The Company entered into a $250.0 million interest rate swap on February 7, 2017. The swap was designated as a cash flow hedge as its purpose is to reduce the variability of cash flows from interest payments related to a portion of Quad/Graphics' variable-rate debt. The swap effectively converts $250.0 million of the Company's variable-rate debt based on one-month LIBOR to a fixed rate of 3.64% (including a 1.75% spread on underlying debt at September 30, 2018). The variable interest rate resets monthly and the swap is a five year arrangement, maturing on February 28, 2022.

The Company classifies the interest rate swap as Level 2 because the inputs into the valuation model are observable or can be derived or corroborated utilizing observable market data at commonly quoted intervals. The interest rate swap was highly effective as of September 30, 2018; therefore, the increase in fair value of $1.0 million and $6.1 million during the three and nine months ended September 30, 2018, respectively; and the increase in fair value of $0.3 million and the decrease in the fair value of $0.4 million during the three and nine months ended September 30, 2017, respectively, are shown as a change in other comprehensive income (loss) in the condensed consolidated statements of comprehensive income. No amount of ineffectiveness has been recorded into earnings related to this cash flow hedge. The fair value of the interest rate swap was an asset of $8.2 million as of September 30, 2018, and an asset of $2.1 million as of December 31, 2017, and was recorded in prepaid expenses and other current assets in the condensed consolidated balance sheets.

The company received $0.1 million of interest income associated with the interest rate swap during the three months ended September 30, 2018. The cash flows associated with the interest rate swap had no impact on interest expense during the nine months ended September 30, 2018, due to the net impact of interest paid and received during the period. The net payment of interest under the terms of the interest rate swap totaled an expense of $0.4 million and $1.2 million during the three and nine months ended September 30, 2017, respectively. The payments have been recognized as an adjustment to interest expense in the condensed consolidated statements of operations.

Foreign Exchange Contracts

The Company has operations in countries that have transactions outside their functional currencies and periodically enters into foreign exchange contracts. These contracts are used to hedge the net exposures of changes in foreign currency exchange rates and are designated as either cash flow hedges or fair value hedges. Gains or losses on net foreign currency hedges are intended to offset losses or gains on the underlying net exposures in an effort to reduce the earnings volatility resulting from fluctuating foreign currency exchange rates. There were no open foreign currency exchange contracts as of September 30, 2018.
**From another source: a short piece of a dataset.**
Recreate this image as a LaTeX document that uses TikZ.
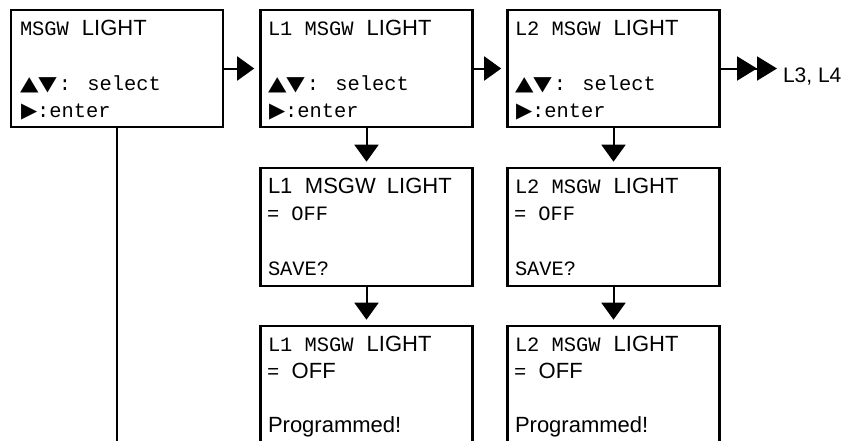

Natural Gas Forward Contracts

The Company periodically enters into natural gas forward purchase contracts to hedge against increases in commodity costs. The Company's commodity contracts qualified for the exception related to normal purchases and sales during the three and nine months ended September 30, 2018 and 2017, as the Company takes delivery in the normal course of business.

Debt

The Company measures fair value on its debt instruments using interest rates available to the Company for borrowings with similar terms and maturities and is categorized as Level 2. See Note 9, “Debt,” for the fair value of the Company’s debt as of September 30, 2018.

Nonrecurring Fair Value Measurements

In addition to assets and liabilities that are recorded at fair value on a recurring basis, the Company is required to record certain assets and liabilities at fair value on a nonrecurring basis, generally as a result of acquisitions or the remeasurement of assets resulting in impairment charges. See Note 3, "Acquisitions and Strategic Investments," for further discussion on acquisitions. See Note 4, "Restructuring, Impairment and Transaction-Related Charges" and Note 7, "Property, Plant and Equipment" for further discussion on impairment charges recorded as a result of the remeasurement of certain long-lived assets.

Other Estimated Fair Value Measurements

The Company records the fair value of its forward contracts and pension plan assets on a recurring basis. The fair value of cash and cash equivalents, receivables, inventories, accounts payable and accrued liabilities approximate their carrying values as of September 30, 2018, and December 31, 2017.